## WORK REQUIRED
Exactly repeat the material, dropping every picture from the copy.

## AVAILABLE DATA
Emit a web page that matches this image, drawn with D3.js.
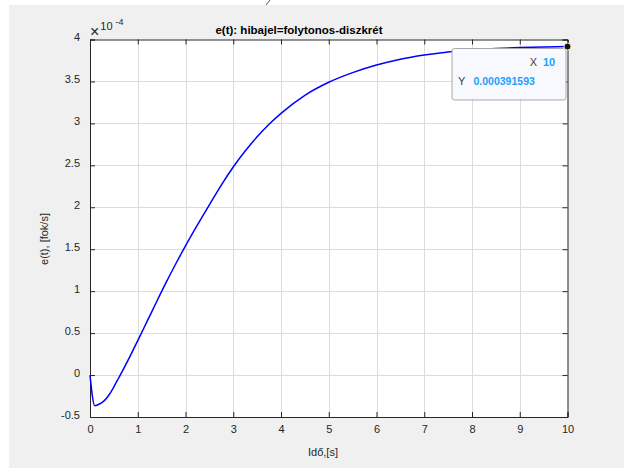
<!DOCTYPE html>
<html>
<head>
<meta charset="utf-8">
<script src="https://cdn.jsdelivr.net/npm/d3@7"></script>
<style>
html,body{margin:0;padding:0;background:#fff;}
svg{display:block;}
text{font-family:"Liberation Sans",Arial,Helvetica,sans-serif;}
</style>
</head>
<body>
<script>
// Data (values in units of 1e-4)
const timeValues = [0, 0.1, 0.2, 0.3, 0.4, 0.5, 0.6, 0.7, 0.8, 0.9, 1.0, 1.2, 1.4, 1.6, 1.8, 2.0, 2.25, 2.5, 2.75, 3.0, 3.25, 3.5, 3.75, 4.0, 4.5, 5.0, 5.5, 6.0, 6.5, 7.0, 7.5, 8.0, 8.5, 9.0, 9.5, 10];
const errorValues = [0, -0.365, -0.345, -0.305, -0.235, -0.14, -0.035, 0.07, 0.18, 0.295, 0.41, 0.645, 0.88, 1.11, 1.33, 1.54, 1.79, 2.03, 2.265, 2.48, 2.67, 2.84, 2.99, 3.12, 3.335, 3.49, 3.605, 3.695, 3.765, 3.815, 3.852, 3.876, 3.893, 3.904, 3.911, 3.91593];
const xTicks = [0,1,2,3,4,5,6,7,8,9,10];
const yTicks = [-0.5,0,0.5,1,1.5,2,2.5,3,3.5,4];
const yTickLabels = ["-0.5","0","0.5","1","1.5","2","2.5","3","3.5","4"];
const titleText = "e(t): hibajel=folytonos-diszkrét";
const xLabelText = "Idő,[s]";
const yLabelText = "e(t), [fok/s]";
const tipX = "10";
const tipY = "0.000391593";

const W = 624, H = 468;
const L = 90, R = 567.5, T = 39.5, B = 417;

const svg = d3.select("body").append("svg").attr("width", W).attr("height", H);
svg.append("rect").attr("x", 9).attr("y", 5).attr("width", W - 9).attr("height", H - 5).attr("fill", "#f0f0f0");

const x = d3.scaleLinear().domain([0, 10]).range([L, R]);
const y = d3.scaleLinear().domain([-0.5, 4]).range([B, T]);

// plot area
svg.append("rect").attr("x", L).attr("y", T).attr("width", R - L).attr("height", B - T).attr("fill", "#fff");

// grid
const grid = svg.append("g");
grid.selectAll(".gx").data(xTicks.slice(1, -1)).enter().append("line")
  .attr("x1", d => Math.round(x(d)) + 0.5).attr("x2", d => Math.round(x(d)) + 0.5)
  .attr("y1", T).attr("y2", B).attr("stroke", "#dcdcdc").attr("stroke-width", 1);
grid.selectAll(".gy").data(yTicks.slice(1, -1)).enter().append("line")
  .attr("y1", d => Math.round(y(d)) + 0.5).attr("y2", d => Math.round(y(d)) + 0.5)
  .attr("x1", L).attr("x2", R).attr("stroke", "#dcdcdc").attr("stroke-width", 1);

// axes
const axisColor = "#262626";
const xb = svg.append("g").attr("transform", `translate(0,${B})`)
  .call(d3.axisBottom(x).tickValues(xTicks).tickSize(-5).tickPadding(8).tickFormat(d3.format("d")));
const xt = svg.append("g").attr("transform", `translate(0,${T})`)
  .call(d3.axisTop(x).tickValues(xTicks).tickSize(-5).tickFormat(""));
const yl = svg.append("g").attr("transform", `translate(${L},0)`)
  .call(d3.axisLeft(y).tickValues(yTicks).tickSize(-5).tickPadding(10).tickFormat((d, i) => yTickLabels[i]));
const yr = svg.append("g").attr("transform", `translate(${R},0)`)
  .call(d3.axisRight(y).tickValues(yTicks).tickSize(-5).tickFormat(""));
[xb, xt, yl, yr].forEach(g => {
  g.select(".domain").attr("stroke", axisColor).attr("stroke-width", 1);
  g.selectAll(".tick line").attr("stroke", axisColor);
  g.selectAll("text").attr("fill", axisColor).attr("font-size", 11)
    .attr("font-family", '"Liberation Sans",Arial,sans-serif');
});
yl.selectAll(".tick text").attr("dy", "0.1em");

// curve
const pts = timeValues.map((t, i) => [t, errorValues[i]]);
svg.append("path").datum(pts)
  .attr("d", d3.line().x(d => x(d[0])).y(d => y(d[1])).curve(d3.curveMonotoneX))
  .attr("fill", "none").attr("stroke", "#0000ff").attr("stroke-width", 1.5);

// exponent label
const ex = svg.append("text").attr("x", 90).attr("y", 37).attr("font-size", 16).attr("fill", axisColor)
  .attr("font-family", '"DejaVu Sans",sans-serif').attr("font-weight", 200);
ex.append("tspan").text("×");
ex.append("tspan").attr("dx", 1).attr("dy", -7).attr("font-size", 11)
  .attr("font-family", '"Liberation Sans",Arial,sans-serif').attr("font-weight", "normal").text("10");
ex.append("tspan").attr("dx", 3).attr("dy", -5).attr("font-size", 9)
  .attr("font-family", '"Liberation Sans",Arial,sans-serif').attr("font-weight", "normal").text("-4");

// title
svg.append("text").attr("x", 299).attr("y", 34).attr("text-anchor", "middle")
  .attr("font-size", 11.5).attr("font-weight", "bold").attr("fill", "#000").text(titleText);

// axis labels
svg.append("text").attr("x", 323).attr("y", 456).attr("text-anchor", "middle")
  .attr("font-size", 11).attr("fill", axisColor).text(xLabelText);
svg.append("text").attr("transform", "translate(48,239) rotate(-90)").attr("text-anchor", "middle")
  .attr("font-size", 11).attr("fill", axisColor).text(yLabelText);

// data tip
const last = pts[pts.length - 1];
svg.append("rect").attr("x", 452).attr("y", 48.5).attr("width", 114).attr("height", 51.5)
  .attr("rx", 2.5).attr("fill", "#f8f8ff").attr("stroke", "#a8a8a8").attr("stroke-width", 1);
svg.append("text").attr("x", 537).attr("y", 66).attr("text-anchor", "end").attr("font-size", 11)
  .attr("fill", "#404040").text("X");
svg.append("text").attr("x", 543).attr("y", 66).attr("font-size", 11).attr("font-weight", "bold")
  .attr("fill", "#1aa0ff").text(tipX);
svg.append("text").attr("x", 458).attr("y", 85).attr("font-size", 11)
  .attr("fill", "#404040").text("Y");
svg.append("text").attr("x", 473.5).attr("y", 85).attr("font-size", 10.5).attr("font-weight", "bold")
  .attr("fill", "#1aa0ff").text(tipY);
svg.append("circle").attr("cx", x(last[0])).attr("cy", y(last[1])).attr("r", 3.5)
  .attr("fill", "#111").attr("stroke", "#f0f0c0").attr("stroke-width", 1);

// small artifact stroke at top
svg.append("line").attr("x1", 270).attr("y1", 0).attr("x2", 266).attr("y2", 5)
  .attr("stroke", "#555").attr("stroke-width", 1);
</script>
</body>
</html>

## EXERCISE OUTPUT
Emit a web page that matches this image, drawn with D3.js.
<!DOCTYPE html>
<html>
<head>
<meta charset="utf-8">
<script src="https://cdn.jsdelivr.net/npm/d3@7"></script>
<style>
html,body{margin:0;padding:0;background:#fff;}
svg{display:block;}
text{font-family:"Liberation Sans",Arial,Helvetica,sans-serif;}
</style>
</head>
<body>
<script>
// Data (values in units of 1e-4)
const timeValues = [0, 0.1, 0.2, 0.3, 0.4, 0.5, 0.6, 0.7, 0.8, 0.9, 1.0, 1.2, 1.4, 1.6, 1.8, 2.0, 2.25, 2.5, 2.75, 3.0, 3.25, 3.5, 3.75, 4.0, 4.5, 5.0, 5.5, 6.0, 6.5, 7.0, 7.5, 8.0, 8.5, 9.0, 9.5, 10];
const errorValues = [0, -0.365, -0.345, -0.305, -0.235, -0.14, -0.035, 0.07, 0.18, 0.295, 0.41, 0.645, 0.88, 1.11, 1.33, 1.54, 1.79, 2.03, 2.265, 2.48, 2.67, 2.84, 2.99, 3.12, 3.335, 3.49, 3.605, 3.695, 3.765, 3.815, 3.852, 3.876, 3.893, 3.904, 3.911, 3.91593];
const xTicks = [0,1,2,3,4,5,6,7,8,9,10];
const yTicks = [-0.5,0,0.5,1,1.5,2,2.5,3,3.5,4];
const yTickLabels = ["-0.5","0","0.5","1","1.5","2","2.5","3","3.5","4"];
const titleText = "e(t): hibajel=folytonos-diszkrét";
const xLabelText = "Idő,[s]";
const yLabelText = "e(t), [fok/s]";
const tipX = "10";
const tipY = "0.000391593";

const W = 624, H = 468;
const L = 90, R = 567.5, T = 39.5, B = 417;

const svg = d3.select("body").append("svg").attr("width", W).attr("height", H);
svg.append("rect").attr("x", 9).attr("y", 5).attr("width", W - 9).attr("height", H - 5).attr("fill", "#f0f0f0");

const x = d3.scaleLinear().domain([0, 10]).range([L, R]);
const y = d3.scaleLinear().domain([-0.5, 4]).range([B, T]);

// plot area
svg.append("rect").attr("x", L).attr("y", T).attr("width", R - L).attr("height", B - T).attr("fill", "#fff");

// grid
const grid = svg.append("g");
grid.selectAll(".gx").data(xTicks.slice(1, -1)).enter().append("line")
  .attr("x1", d => Math.round(x(d)) + 0.5).attr("x2", d => Math.round(x(d)) + 0.5)
  .attr("y1", T).attr("y2", B).attr("stroke", "#dcdcdc").attr("stroke-width", 1);
grid.selectAll(".gy").data(yTicks.slice(1, -1)).enter().append("line")
  .attr("y1", d => Math.round(y(d)) + 0.5).attr("y2", d => Math.round(y(d)) + 0.5)
  .attr("x1", L).attr("x2", R).attr("stroke", "#dcdcdc").attr("stroke-width", 1);

// axes
const axisColor = "#262626";
const xb = svg.append("g").attr("transform", `translate(0,${B})`)
  .call(d3.axisBottom(x).tickValues(xTicks).tickSize(-5).tickPadding(8).tickFormat(d3.format("d")));
const xt = svg.append("g").attr("transform", `translate(0,${T})`)
  .call(d3.axisTop(x).tickValues(xTicks).tickSize(-5).tickFormat(""));
const yl = svg.append("g").attr("transform", `translate(${L},0)`)
  .call(d3.axisLeft(y).tickValues(yTicks).tickSize(-5).tickPadding(10).tickFormat((d, i) => yTickLabels[i]));
const yr = svg.append("g").attr("transform", `translate(${R},0)`)
  .call(d3.axisRight(y).tickValues(yTicks).tickSize(-5).tickFormat(""));
[xb, xt, yl, yr].forEach(g => {
  g.select(".domain").attr("stroke", axisColor).attr("stroke-width", 1);
  g.selectAll(".tick line").attr("stroke", axisColor);
  g.selectAll("text").attr("fill", axisColor).attr("font-size", 11)
    .attr("font-family", '"Liberation Sans",Arial,sans-serif');
});
yl.selectAll(".tick text").attr("dy", "0.1em");

// curve
const pts = timeValues.map((t, i) => [t, errorValues[i]]);
svg.append("path").datum(pts)
  .attr("d", d3.line().x(d => x(d[0])).y(d => y(d[1])).curve(d3.curveMonotoneX))
  .attr("fill", "none").attr("stroke", "#0000ff").attr("stroke-width", 1.5);

// exponent label
const ex = svg.append("text").attr("x", 90).attr("y", 37).attr("font-size", 16).attr("fill", axisColor)
  .attr("font-family", '"DejaVu Sans",sans-serif').attr("font-weight", 200);
ex.append("tspan").text("×");
ex.append("tspan").attr("dx", 1).attr("dy", -7).attr("font-size", 11)
  .attr("font-family", '"Liberation Sans",Arial,sans-serif').attr("font-weight", "normal").text("10");
ex.append("tspan").attr("dx", 3).attr("dy", -5).attr("font-size", 9)
  .attr("font-family", '"Liberation Sans",Arial,sans-serif').attr("font-weight", "normal").text("-4");

// title
svg.append("text").attr("x", 299).attr("y", 34).attr("text-anchor", "middle")
  .attr("font-size", 11.5).attr("font-weight", "bold").attr("fill", "#000").text(titleText);

// axis labels
svg.append("text").attr("x", 323).attr("y", 456).attr("text-anchor", "middle")
  .attr("font-size", 11).attr("fill", axisColor).text(xLabelText);
svg.append("text").attr("transform", "translate(48,239) rotate(-90)").attr("text-anchor", "middle")
  .attr("font-size", 11).attr("fill", axisColor).text(yLabelText);

// data tip
const last = pts[pts.length - 1];
svg.append("rect").attr("x", 452).attr("y", 48.5).attr("width", 114).attr("height", 51.5)
  .attr("rx", 2.5).attr("fill", "#f8f8ff").attr("stroke", "#a8a8a8").attr("stroke-width", 1);
svg.append("text").attr("x", 537).attr("y", 66).attr("text-anchor", "end").attr("font-size", 11)
  .attr("fill", "#404040").text("X");
svg.append("text").attr("x", 543).attr("y", 66).attr("font-size", 11).attr("font-weight", "bold")
  .attr("fill", "#1aa0ff").text(tipX);
svg.append("text").attr("x", 458).attr("y", 85).attr("font-size", 11)
  .attr("fill", "#404040").text("Y");
svg.append("text").attr("x", 473.5).attr("y", 85).attr("font-size", 10.5).attr("font-weight", "bold")
  .attr("fill", "#1aa0ff").text(tipY);
svg.append("circle").attr("cx", x(last[0])).attr("cy", y(last[1])).attr("r", 3.5)
  .attr("fill", "#111").attr("stroke", "#f0f0c0").attr("stroke-width", 1);

// small artifact stroke at top
svg.append("line").attr("x1", 270).attr("y1", 0).attr("x2", 266).attr("y2", 5)
  .attr("stroke", "#555").attr("stroke-width", 1);
</script>
</body>
</html>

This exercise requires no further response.